→ Instruction:
Skip all pictures, then print the remaining material exactly.

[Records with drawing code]
——————

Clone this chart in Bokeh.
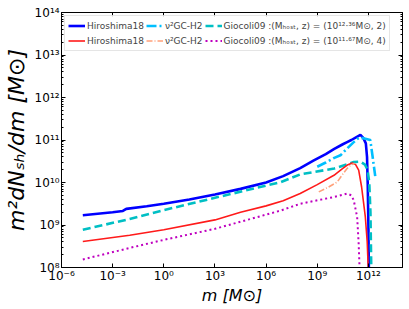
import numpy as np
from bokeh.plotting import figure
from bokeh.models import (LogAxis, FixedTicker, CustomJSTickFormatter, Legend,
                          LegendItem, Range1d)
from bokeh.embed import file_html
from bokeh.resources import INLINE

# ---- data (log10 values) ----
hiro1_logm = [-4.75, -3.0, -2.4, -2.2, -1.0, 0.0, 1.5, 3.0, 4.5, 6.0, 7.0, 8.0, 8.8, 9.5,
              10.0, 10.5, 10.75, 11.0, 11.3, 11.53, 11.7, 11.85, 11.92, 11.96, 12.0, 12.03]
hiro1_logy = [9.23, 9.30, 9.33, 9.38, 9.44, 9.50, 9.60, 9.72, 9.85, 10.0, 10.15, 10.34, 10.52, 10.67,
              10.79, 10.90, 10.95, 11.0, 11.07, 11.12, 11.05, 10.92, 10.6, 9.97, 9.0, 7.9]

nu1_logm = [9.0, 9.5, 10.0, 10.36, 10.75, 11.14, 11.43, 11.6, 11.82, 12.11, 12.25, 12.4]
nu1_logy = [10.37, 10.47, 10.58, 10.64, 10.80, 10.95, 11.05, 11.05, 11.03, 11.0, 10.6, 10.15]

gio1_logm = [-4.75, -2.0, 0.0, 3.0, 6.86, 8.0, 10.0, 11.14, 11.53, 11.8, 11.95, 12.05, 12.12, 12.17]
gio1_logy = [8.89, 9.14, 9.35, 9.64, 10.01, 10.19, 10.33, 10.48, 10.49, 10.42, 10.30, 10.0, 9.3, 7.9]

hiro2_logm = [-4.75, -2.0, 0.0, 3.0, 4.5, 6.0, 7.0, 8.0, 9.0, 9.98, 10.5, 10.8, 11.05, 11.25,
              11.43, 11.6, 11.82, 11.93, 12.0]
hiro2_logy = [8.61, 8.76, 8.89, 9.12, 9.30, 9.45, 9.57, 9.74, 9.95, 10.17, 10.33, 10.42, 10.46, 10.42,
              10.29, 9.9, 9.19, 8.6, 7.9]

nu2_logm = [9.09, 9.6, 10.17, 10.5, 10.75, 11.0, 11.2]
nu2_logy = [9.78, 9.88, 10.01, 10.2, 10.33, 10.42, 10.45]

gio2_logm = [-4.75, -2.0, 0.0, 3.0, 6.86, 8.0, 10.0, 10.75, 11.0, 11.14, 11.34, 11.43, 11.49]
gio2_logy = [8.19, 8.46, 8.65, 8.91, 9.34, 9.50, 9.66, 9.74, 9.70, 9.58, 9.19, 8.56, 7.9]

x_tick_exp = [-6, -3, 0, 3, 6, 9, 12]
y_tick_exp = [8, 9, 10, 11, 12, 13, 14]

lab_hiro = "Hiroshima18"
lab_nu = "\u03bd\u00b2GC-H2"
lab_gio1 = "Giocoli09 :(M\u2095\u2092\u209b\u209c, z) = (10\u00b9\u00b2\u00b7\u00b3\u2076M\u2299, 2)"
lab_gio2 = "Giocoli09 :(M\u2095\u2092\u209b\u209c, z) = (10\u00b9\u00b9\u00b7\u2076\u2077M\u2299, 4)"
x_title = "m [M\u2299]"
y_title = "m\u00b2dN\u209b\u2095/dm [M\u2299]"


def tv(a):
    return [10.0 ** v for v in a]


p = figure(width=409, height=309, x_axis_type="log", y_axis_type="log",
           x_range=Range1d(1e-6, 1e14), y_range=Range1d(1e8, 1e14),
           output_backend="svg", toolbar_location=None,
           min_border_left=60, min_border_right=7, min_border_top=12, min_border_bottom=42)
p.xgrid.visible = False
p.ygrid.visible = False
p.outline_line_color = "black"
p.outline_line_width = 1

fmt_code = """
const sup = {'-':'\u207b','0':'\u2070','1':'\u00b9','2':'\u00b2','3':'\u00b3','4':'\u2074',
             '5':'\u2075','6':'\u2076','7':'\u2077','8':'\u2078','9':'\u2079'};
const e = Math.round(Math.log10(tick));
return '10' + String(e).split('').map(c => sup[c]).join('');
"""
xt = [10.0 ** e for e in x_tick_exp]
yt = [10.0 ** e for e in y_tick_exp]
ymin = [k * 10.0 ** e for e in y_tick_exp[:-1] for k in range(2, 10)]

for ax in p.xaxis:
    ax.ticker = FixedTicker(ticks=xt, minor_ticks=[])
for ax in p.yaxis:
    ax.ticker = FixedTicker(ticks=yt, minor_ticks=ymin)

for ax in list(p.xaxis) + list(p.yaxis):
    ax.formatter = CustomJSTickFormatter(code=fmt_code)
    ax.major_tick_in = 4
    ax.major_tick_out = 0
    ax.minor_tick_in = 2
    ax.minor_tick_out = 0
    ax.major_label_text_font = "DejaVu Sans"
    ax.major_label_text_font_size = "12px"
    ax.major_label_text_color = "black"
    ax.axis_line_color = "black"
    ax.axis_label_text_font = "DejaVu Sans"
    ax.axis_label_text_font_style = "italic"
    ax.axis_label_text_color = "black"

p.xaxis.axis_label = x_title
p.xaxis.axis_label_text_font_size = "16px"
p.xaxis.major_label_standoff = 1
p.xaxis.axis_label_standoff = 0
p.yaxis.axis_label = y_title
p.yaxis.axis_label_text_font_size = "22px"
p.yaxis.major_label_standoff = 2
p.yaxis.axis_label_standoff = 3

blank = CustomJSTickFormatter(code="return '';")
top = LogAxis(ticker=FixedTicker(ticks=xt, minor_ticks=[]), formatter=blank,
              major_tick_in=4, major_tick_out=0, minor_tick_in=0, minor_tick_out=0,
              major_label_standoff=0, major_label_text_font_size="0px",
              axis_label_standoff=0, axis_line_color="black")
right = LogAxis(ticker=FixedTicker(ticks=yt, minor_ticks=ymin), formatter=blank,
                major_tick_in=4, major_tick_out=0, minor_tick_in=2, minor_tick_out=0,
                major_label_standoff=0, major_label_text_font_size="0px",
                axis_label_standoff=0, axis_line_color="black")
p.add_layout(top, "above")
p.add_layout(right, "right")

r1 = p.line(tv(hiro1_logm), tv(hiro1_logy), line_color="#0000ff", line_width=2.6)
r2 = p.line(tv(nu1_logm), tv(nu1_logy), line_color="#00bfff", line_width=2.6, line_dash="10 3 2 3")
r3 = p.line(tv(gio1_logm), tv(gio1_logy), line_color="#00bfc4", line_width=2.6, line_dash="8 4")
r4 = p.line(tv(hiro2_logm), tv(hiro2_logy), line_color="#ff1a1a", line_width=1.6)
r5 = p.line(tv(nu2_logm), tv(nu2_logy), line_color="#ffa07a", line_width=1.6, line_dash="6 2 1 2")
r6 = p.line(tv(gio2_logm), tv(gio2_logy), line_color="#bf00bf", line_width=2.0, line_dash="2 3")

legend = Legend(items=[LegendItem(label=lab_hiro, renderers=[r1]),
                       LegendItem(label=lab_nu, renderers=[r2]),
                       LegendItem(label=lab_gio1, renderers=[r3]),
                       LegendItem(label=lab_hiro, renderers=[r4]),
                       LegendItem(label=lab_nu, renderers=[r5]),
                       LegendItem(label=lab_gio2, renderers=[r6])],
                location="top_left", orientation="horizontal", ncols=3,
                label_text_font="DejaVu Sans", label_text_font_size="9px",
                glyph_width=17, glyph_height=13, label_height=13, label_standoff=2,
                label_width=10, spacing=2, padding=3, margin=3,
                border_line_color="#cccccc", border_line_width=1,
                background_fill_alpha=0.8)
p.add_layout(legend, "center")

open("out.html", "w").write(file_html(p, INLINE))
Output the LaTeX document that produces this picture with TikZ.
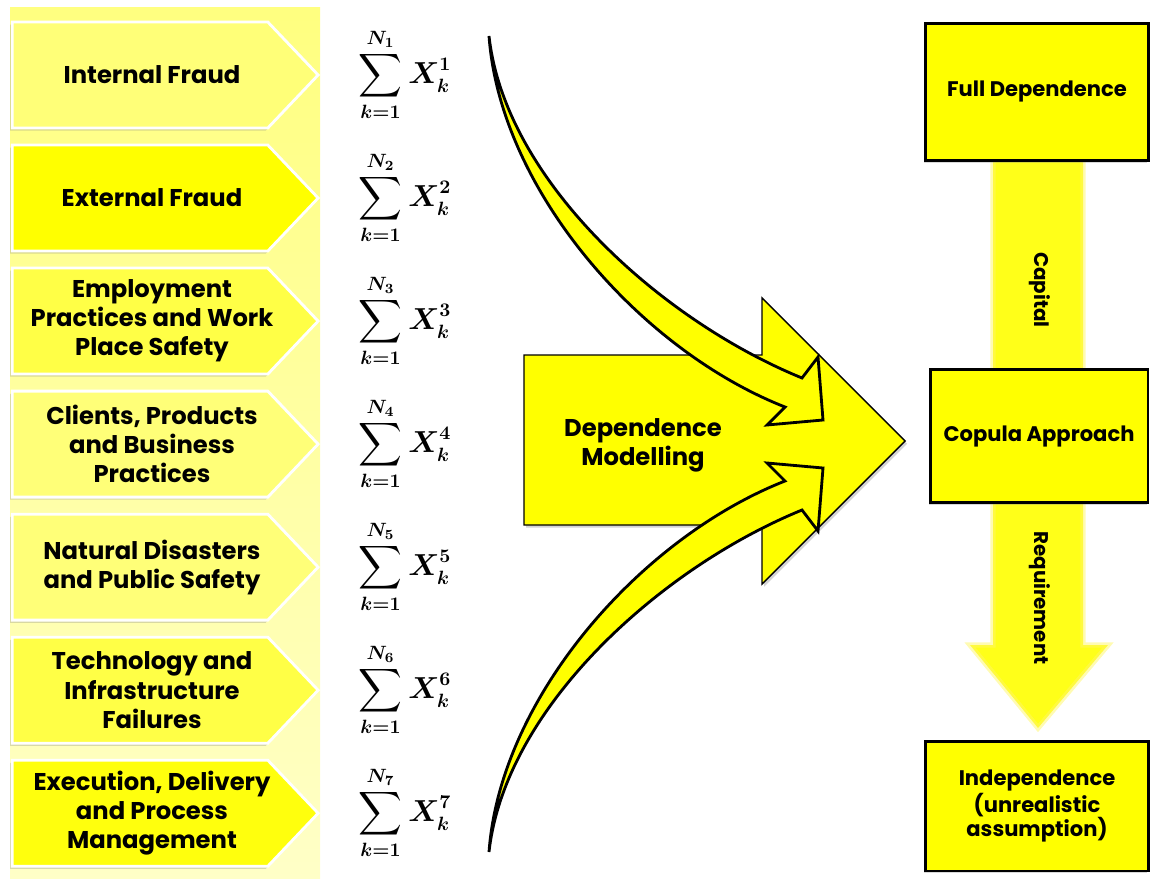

——————

→ Answer below:
Clone this chart in Bokeh.
import numpy as np
from bokeh.plotting import figure
from bokeh.models import (LogAxis, FixedTicker, CustomJSTickFormatter, Legend,
                          LegendItem, Range1d)
from bokeh.embed import file_html
from bokeh.resources import INLINE

# ---- data (log10 values) ----
hiro1_logm = [-4.75, -3.0, -2.4, -2.2, -1.0, 0.0, 1.5, 3.0, 4.5, 6.0, 7.0, 8.0, 8.8, 9.5,
              10.0, 10.5, 10.75, 11.0, 11.3, 11.53, 11.7, 11.85, 11.92, 11.96, 12.0, 12.03]
hiro1_logy = [9.23, 9.30, 9.33, 9.38, 9.44, 9.50, 9.60, 9.72, 9.85, 10.0, 10.15, 10.34, 10.52, 10.67,
              10.79, 10.90, 10.95, 11.0, 11.07, 11.12, 11.05, 10.92, 10.6, 9.97, 9.0, 7.9]

nu1_logm = [9.0, 9.5, 10.0, 10.36, 10.75, 11.14, 11.43, 11.6, 11.82, 12.11, 12.25, 12.4]
nu1_logy = [10.37, 10.47, 10.58, 10.64, 10.80, 10.95, 11.05, 11.05, 11.03, 11.0, 10.6, 10.15]

gio1_logm = [-4.75, -2.0, 0.0, 3.0, 6.86, 8.0, 10.0, 11.14, 11.53, 11.8, 11.95, 12.05, 12.12, 12.17]
gio1_logy = [8.89, 9.14, 9.35, 9.64, 10.01, 10.19, 10.33, 10.48, 10.49, 10.42, 10.30, 10.0, 9.3, 7.9]

hiro2_logm = [-4.75, -2.0, 0.0, 3.0, 4.5, 6.0, 7.0, 8.0, 9.0, 9.98, 10.5, 10.8, 11.05, 11.25,
              11.43, 11.6, 11.82, 11.93, 12.0]
hiro2_logy = [8.61, 8.76, 8.89, 9.12, 9.30, 9.45, 9.57, 9.74, 9.95, 10.17, 10.33, 10.42, 10.46, 10.42,
              10.29, 9.9, 9.19, 8.6, 7.9]

nu2_logm = [9.09, 9.6, 10.17, 10.5, 10.75, 11.0, 11.2]
nu2_logy = [9.78, 9.88, 10.01, 10.2, 10.33, 10.42, 10.45]

gio2_logm = [-4.75, -2.0, 0.0, 3.0, 6.86, 8.0, 10.0, 10.75, 11.0, 11.14, 11.34, 11.43, 11.49]
gio2_logy = [8.19, 8.46, 8.65, 8.91, 9.34, 9.50, 9.66, 9.74, 9.70, 9.58, 9.19, 8.56, 7.9]

x_tick_exp = [-6, -3, 0, 3, 6, 9, 12]
y_tick_exp = [8, 9, 10, 11, 12, 13, 14]

lab_hiro = "Hiroshima18"
lab_nu = "\u03bd\u00b2GC-H2"
lab_gio1 = "Giocoli09 :(M\u2095\u2092\u209b\u209c, z) = (10\u00b9\u00b2\u00b7\u00b3\u2076M\u2299, 2)"
lab_gio2 = "Giocoli09 :(M\u2095\u2092\u209b\u209c, z) = (10\u00b9\u00b9\u00b7\u2076\u2077M\u2299, 4)"
x_title = "m [M\u2299]"
y_title = "m\u00b2dN\u209b\u2095/dm [M\u2299]"


def tv(a):
    return [10.0 ** v for v in a]


p = figure(width=409, height=309, x_axis_type="log", y_axis_type="log",
           x_range=Range1d(1e-6, 1e14), y_range=Range1d(1e8, 1e14),
           output_backend="svg", toolbar_location=None,
           min_border_left=60, min_border_right=7, min_border_top=12, min_border_bottom=42)
p.xgrid.visible = False
p.ygrid.visible = False
p.outline_line_color = "black"
p.outline_line_width = 1

fmt_code = """
const sup = {'-':'\u207b','0':'\u2070','1':'\u00b9','2':'\u00b2','3':'\u00b3','4':'\u2074',
             '5':'\u2075','6':'\u2076','7':'\u2077','8':'\u2078','9':'\u2079'};
const e = Math.round(Math.log10(tick));
return '10' + String(e).split('').map(c => sup[c]).join('');
"""
xt = [10.0 ** e for e in x_tick_exp]
yt = [10.0 ** e for e in y_tick_exp]
ymin = [k * 10.0 ** e for e in y_tick_exp[:-1] for k in range(2, 10)]

for ax in p.xaxis:
    ax.ticker = FixedTicker(ticks=xt, minor_ticks=[])
for ax in p.yaxis:
    ax.ticker = FixedTicker(ticks=yt, minor_ticks=ymin)

for ax in list(p.xaxis) + list(p.yaxis):
    ax.formatter = CustomJSTickFormatter(code=fmt_code)
    ax.major_tick_in = 4
    ax.major_tick_out = 0
    ax.minor_tick_in = 2
    ax.minor_tick_out = 0
    ax.major_label_text_font = "DejaVu Sans"
    ax.major_label_text_font_size = "12px"
    ax.major_label_text_color = "black"
    ax.axis_line_color = "black"
    ax.axis_label_text_font = "DejaVu Sans"
    ax.axis_label_text_font_style = "italic"
    ax.axis_label_text_color = "black"

p.xaxis.axis_label = x_title
p.xaxis.axis_label_text_font_size = "16px"
p.xaxis.major_label_standoff = 1
p.xaxis.axis_label_standoff = 0
p.yaxis.axis_label = y_title
p.yaxis.axis_label_text_font_size = "22px"
p.yaxis.major_label_standoff = 2
p.yaxis.axis_label_standoff = 3

blank = CustomJSTickFormatter(code="return '';")
top = LogAxis(ticker=FixedTicker(ticks=xt, minor_ticks=[]), formatter=blank,
              major_tick_in=4, major_tick_out=0, minor_tick_in=0, minor_tick_out=0,
              major_label_standoff=0, major_label_text_font_size="0px",
              axis_label_standoff=0, axis_line_color="black")
right = LogAxis(ticker=FixedTicker(ticks=yt, minor_ticks=ymin), formatter=blank,
                major_tick_in=4, major_tick_out=0, minor_tick_in=2, minor_tick_out=0,
                major_label_standoff=0, major_label_text_font_size="0px",
                axis_label_standoff=0, axis_line_color="black")
p.add_layout(top, "above")
p.add_layout(right, "right")

r1 = p.line(tv(hiro1_logm), tv(hiro1_logy), line_color="#0000ff", line_width=2.6)
r2 = p.line(tv(nu1_logm), tv(nu1_logy), line_color="#00bfff", line_width=2.6, line_dash="10 3 2 3")
r3 = p.line(tv(gio1_logm), tv(gio1_logy), line_color="#00bfc4", line_width=2.6, line_dash="8 4")
r4 = p.line(tv(hiro2_logm), tv(hiro2_logy), line_color="#ff1a1a", line_width=1.6)
r5 = p.line(tv(nu2_logm), tv(nu2_logy), line_color="#ffa07a", line_width=1.6, line_dash="6 2 1 2")
r6 = p.line(tv(gio2_logm), tv(gio2_logy), line_color="#bf00bf", line_width=2.0, line_dash="2 3")

legend = Legend(items=[LegendItem(label=lab_hiro, renderers=[r1]),
                       LegendItem(label=lab_nu, renderers=[r2]),
                       LegendItem(label=lab_gio1, renderers=[r3]),
                       LegendItem(label=lab_hiro, renderers=[r4]),
                       LegendItem(label=lab_nu, renderers=[r5]),
                       LegendItem(label=lab_gio2, renderers=[r6])],
                location="top_left", orientation="horizontal", ncols=3,
                label_text_font="DejaVu Sans", label_text_font_size="9px",
                glyph_width=17, glyph_height=13, label_height=13, label_standoff=2,
                label_width=10, spacing=2, padding=3, margin=3,
                border_line_color="#cccccc", border_line_width=1,
                background_fill_alpha=0.8)
p.add_layout(legend, "center")

open("out.html", "w").write(file_html(p, INLINE))
Output the LaTeX document that produces this picture with TikZ.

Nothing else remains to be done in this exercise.